L’objectif de la Turquie et de l’Iran : imposer leur influence

Pour les puissances régionales, Turquie et Iran en tête, la bataille de Mossoul comporte des enjeux cruciaux dans leur lutte d’influence en Irak et, au delà, dans toute la région. Au nom de l’histoire ottomane de la ville et de sa proximité avec le territoire turc, Ankara revendique un rôle dans les combats comme dans l’avenir de la cité à majorité sunnite. Depuis 1991, 1 500 à 2 000 soldats turcs sont présents dans la région et le consul turc à Mossoul était le véritable gouverneur de la ville avant 2014, année de sa prise par l’EI. Quant à l’Iran, plus distant géographiquement et historiquement de la ville, c’est l’occasion d’asseoir davantage sa domination sur l’Irak à majorité chiite. Son leitmotiv : bloquer toute revendication d’autonomie de la dernière province sunnite d’Irak.

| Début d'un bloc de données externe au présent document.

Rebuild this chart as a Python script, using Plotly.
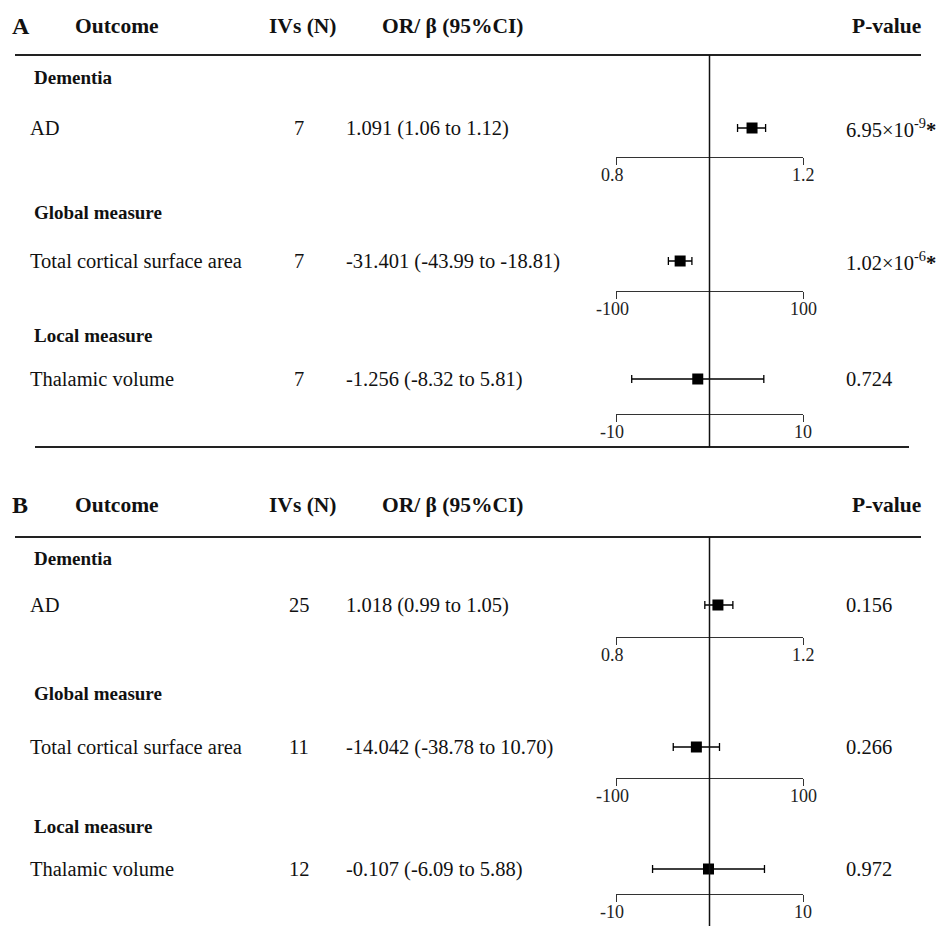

L’objectif de l’Irak : redorer son blason

Sur le terrain, seuls des forces irakiennes interviennent en principe dans la bataille de Mossoul. Tous les acteurs extérieurs ne font qu’apporter leur aide. Le gouvernement irakien, point d’appui essentiel légitimant tous les intervenants extérieurs, veut profiter de la bataille de Mossoul pour redorer son blason. Il entend venger l’humiliation de son armée qui a livré la ville sans combattre en juin 2014 aux hommes de l’EI et tenter de s’imposer aux yeux de la population. Mais il lui faut composer avec l’autre grande force qui mène la bataille sur le terrain : les peshmergas kurdes. Ces derniers ont avancé les premiers en direction de Mossoul. Soutenus par la coalition internationale, ils ambitionnent d’élargir leur territoire autonome. Ils sont par ailleurs proches de la Turquie, en guerre contre leurs rivaux du PKK. Si on ajoute à ces forces aux ambitions disparates, voire antagonistes, les milices sunnites et chiites irakiennes, on comprend que l’unanimité anti-EI risque d’être éphémère.